Respected film and theatre director
Andrei Konchalovksy describes the repertoire staging of his 2009
Uncle Vanya together with
Three Sisters as “basically one
production of two plays” by the Mossovet State Academic Theatre of
Moscow, visiting London for a fortnight. Both presentations are
periodically “haunted” by a woman in white gliding across the stage, as
if to embody the past era for which characters yearn and the imminent
passing of their own age. Many of the same performers double, most
notably Pavel Derevyanko as the frustrated Vanya (who here looks very
much like Chekhov himself) and also the idealistic, innocent Baron in
Three Sisters, and Yulia
Vysotskaya, who transforms from the diffident Sonya in
Uncle Vanya to the mercurial Masha
in
Three Sisters. And, of
course, being written by Chekhov, both pieces portray unimportant,
middle-class Russians going nowhere, and do so with a consummate blend
of comedy and poignancy.
The performance style is not what we think of as Chekhovian naturalism.
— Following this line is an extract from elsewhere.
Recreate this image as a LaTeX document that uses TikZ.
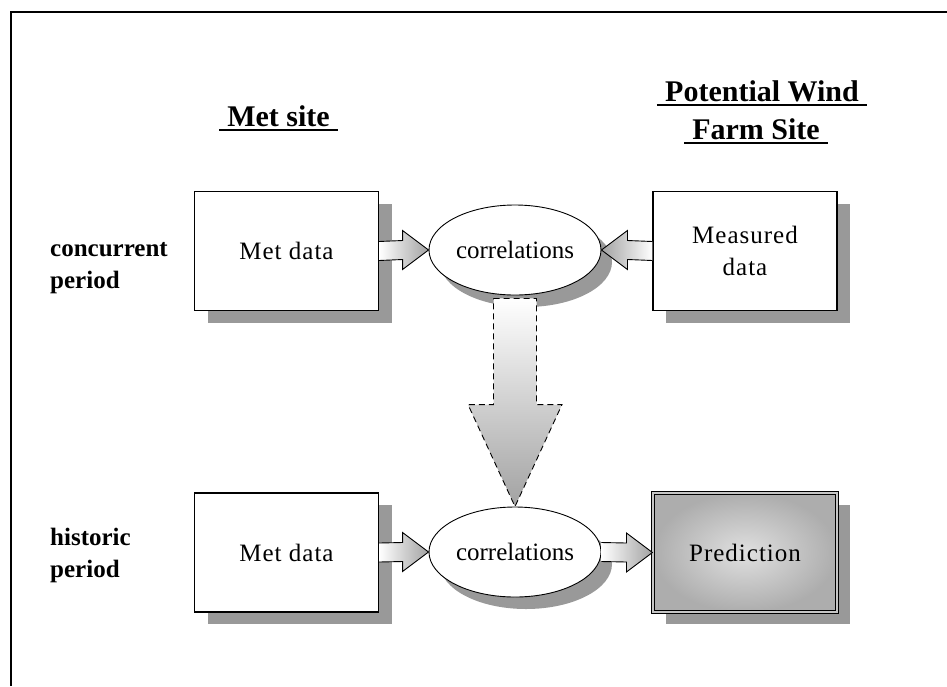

There is not a lot of underplaying on show here, and when it does crop
up it makes a deeper impression for its contrast with the broader,
graphic style which dominates. For heaven’s sake, Vanya even takes a
gratuitous pratfall in Act One, long before the onset of drunkenness
might give him an excuse. But nor do the company stint one iota on the
attention to detail characteristic of so many Russian productions. In
Three Sisters, the spinning top
given to Irina in Act One crops up as a forgotten relic in Act Three,
set three years or so later;
Vanya
virtually begins with a servant, quite incidentally, lighting a samovar
by using pine cones for fuel and a concertina’d old riding boot as a
bellows. The combination of dramatic flair with practical authenticity
proves seductive, and offers enough insight to render the slide shows
and video extracts projected during scene changes unnecessary.
There is perhaps a little less freshness in
Three Sisters (it’s also half an
hour longer at three and a quarter hours) and, heretical though it may
seem, one can actually have too much Chekhov at one sitting, so seeing
both shows on the same day isn’t recommended. However, a visit to
either one is. To put it bluntly, these Russians simply
own Chekhov.
Written for the Financial
Times.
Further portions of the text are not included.